Der Schlüssel: die kollektive Handlungsmacht

Trotz all der Erkenntnisse blieb jedoch eine Frage offen: Wie schaffen wir es, diese Vorsätze umzusetzen? Dieser Herausforderung widmete sich eine weitere Veranstaltung unter dem Titel „Auf-Bruch! Wie verändern wir unsere Mindsets?“, mit der ein erstes Zwischenfazit gezogen werden sollte.

 

Was kann die einzelne Person schon ausrichten? Eigentlich sehr viel, wenn sie die Erfahrung macht, sie ist nicht allein. Foto: Domberg Akademie

Dieses sieht laut des Sozialpsychologen Immo Fritsche, Referent des vierten Abends, so aus: jede einzelne Person braucht die Gruppe. Bei allen aufgezeigten Krisen handelt es sich um kollektive Krisen, in denen nicht Einzelne, sondern Kollektive die Akteure sind. Eine Fokussierung auf meinen eigenen Handlungsspielraum führt meist zu persönlich erlebter Hilflosigkeit („Was bringt es, wenn ich auf Fleisch verzichte“, „Was wird meine Stimme bei der Wahl schon bewirken“). Spüre ich aber, dass viele meine Einstellung teilen, oder vermute ich sogar nur, dass eine Mehrheit so handelt, erhöht das meine Bereitschaft zu handeln, was Immo Fritsche eindrucksvoll mit Belegen aus seinen Feldstudien untermauerte. Legt man den Fokus in der Kommunikation von Krisen also auf die kollektive Wirksamkeit, fühlt sich die einzelne Person wirksam und handelt dann auch selbst.
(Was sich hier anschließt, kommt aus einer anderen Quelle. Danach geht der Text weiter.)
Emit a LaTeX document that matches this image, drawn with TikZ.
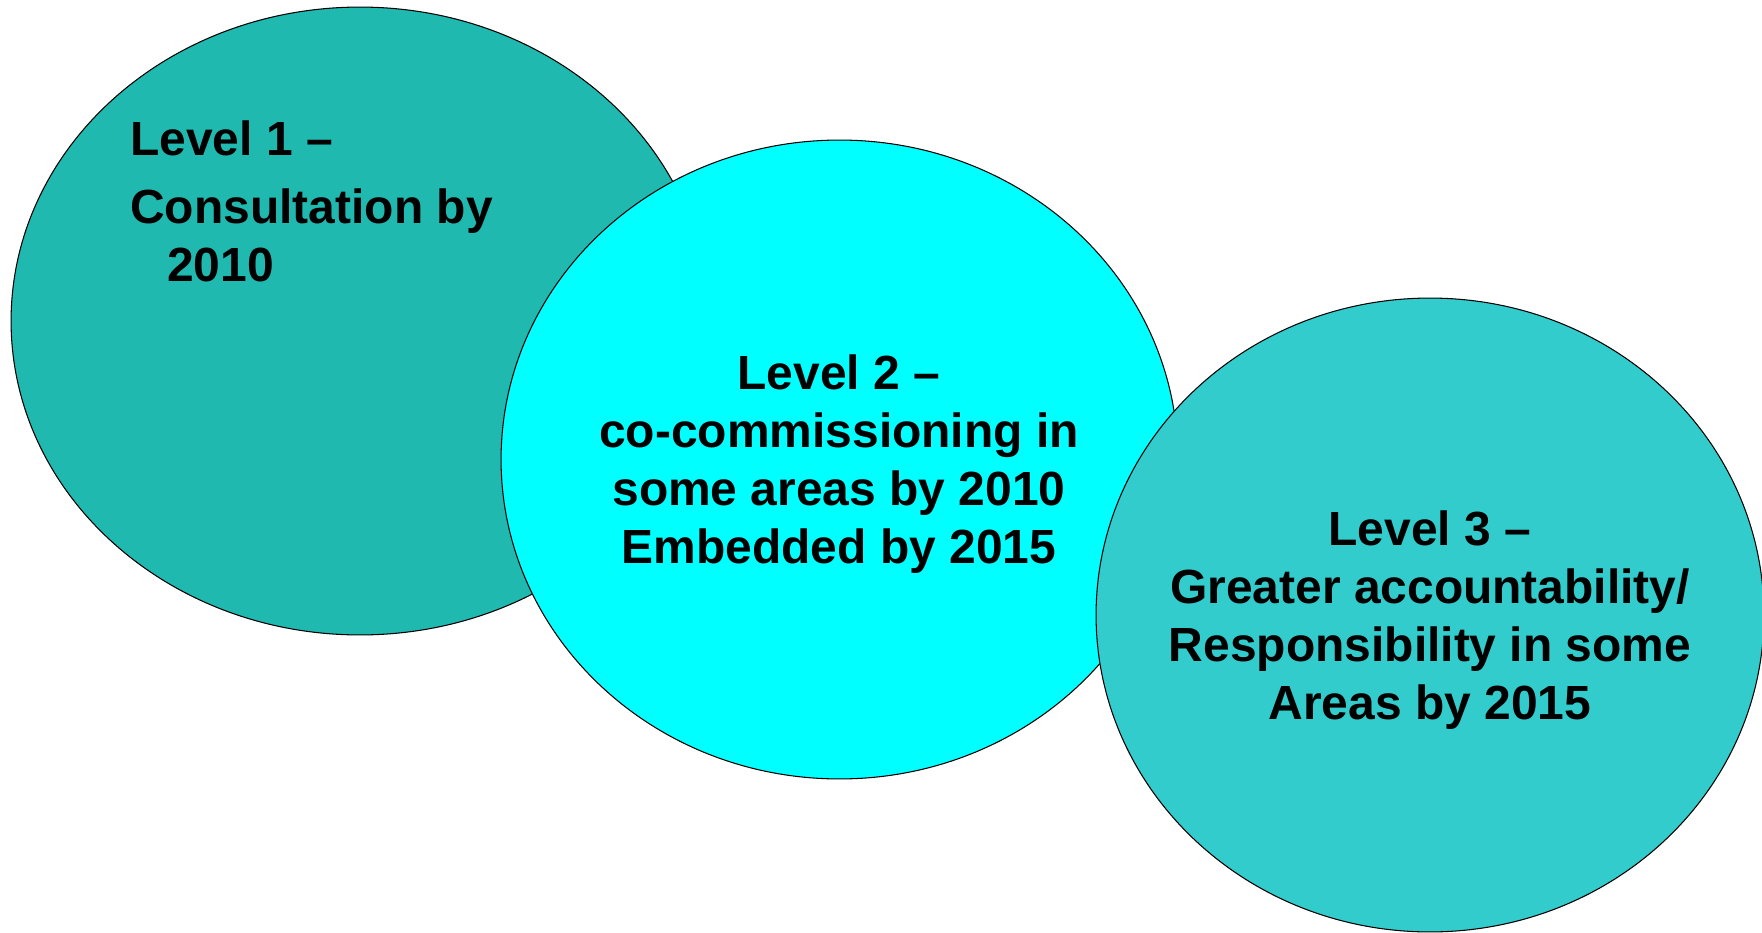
\documentclass[tikz,border=0pt]{standalone}
\usepackage{fontspec}
\setmainfont{Liberation Sans}
\usetikzlibrary{shapes.geometric}
\definecolor{levelone}{HTML}{20B9B0}
\definecolor{leveltwo}{HTML}{00FFFF}
\definecolor{levelthree}{HTML}{33CCCC}
\tikzset{
  level/.style={ellipse, draw=black, line width=0.6pt, inner sep=0pt},
  lvltext/.style={font=\bfseries\fontsize{27.3}{33}\selectfont, inner sep=0pt}
}

\begin{document}
\begin{tikzpicture}[x=0.02cm, y=-0.02cm]
    \useasboundingbox (0,0) rectangle (1762,933);
    \node[level, fill=levelone, minimum width=13.96cm, minimum height=12.56cm] (l1) at (360,321) {};
    \node[level, fill=leveltwo, minimum width=13.54cm, minimum height=12.78cm] (l2) at (839.5,459.5) {};
    \node[level, fill=levelthree, minimum width=13.36cm, minimum height=12.68cm] (l3) at (1430,615) {};
    % base = baseline of the last line
    \node[lvltext, align=left, anchor=base west] (t1) at (130,281)
        {Level 1 --\\[5.7pt]Consultation by\\\hspace*{21pt}2010};
    \node[lvltext, align=center, anchor=base] (t2) at (839,563)
        {Level 2 --\\co-commissioning in\\some areas by 2010\\Embedded by 2015};
    \node[lvltext, align=center, anchor=base] (t3) at (1430,719)
        {Level 3 --\\Greater accountability/\\Responsibility in some\\Areas by 2015};
\end{tikzpicture}
\end{document}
Anschauliche Anregungen und Fortsetzung

Für jede Veranstaltung wurden die zentralen Ergebnisse von Zeichnerin Brigitte Seibold visualisiert. Durch diese „Graphic Recordings“ (graphisch gestaltete Ergebnisübersicht) kann man auch nachträglich in die Erkenntnisse der Abende eintauchen.

Zwar war das, was an den vier Abenden der Reihe „Zeitansagen“ erarbeitet wurde, höchst inspirierend und durchaus ermutigend. Trotzdem könnte man mit Brecht sagen: „Wir stehen selbst enttäuscht und sehen betroffen, den Vorhang zu und alle Fragen offen.“ Deshalb haben sich die Veranstalterinnen und Veranstalter, die Domberg-Akademie Freising und das Landesbildungswerk der KLB in Bayern, dazu entschlossen, die Reihe Anfang 2025 fortzusetzen, diesmal gemeinsam mit dem KDFB Landesbildungswerk Bayern des Frauenbundes. Seien Sie gespannt!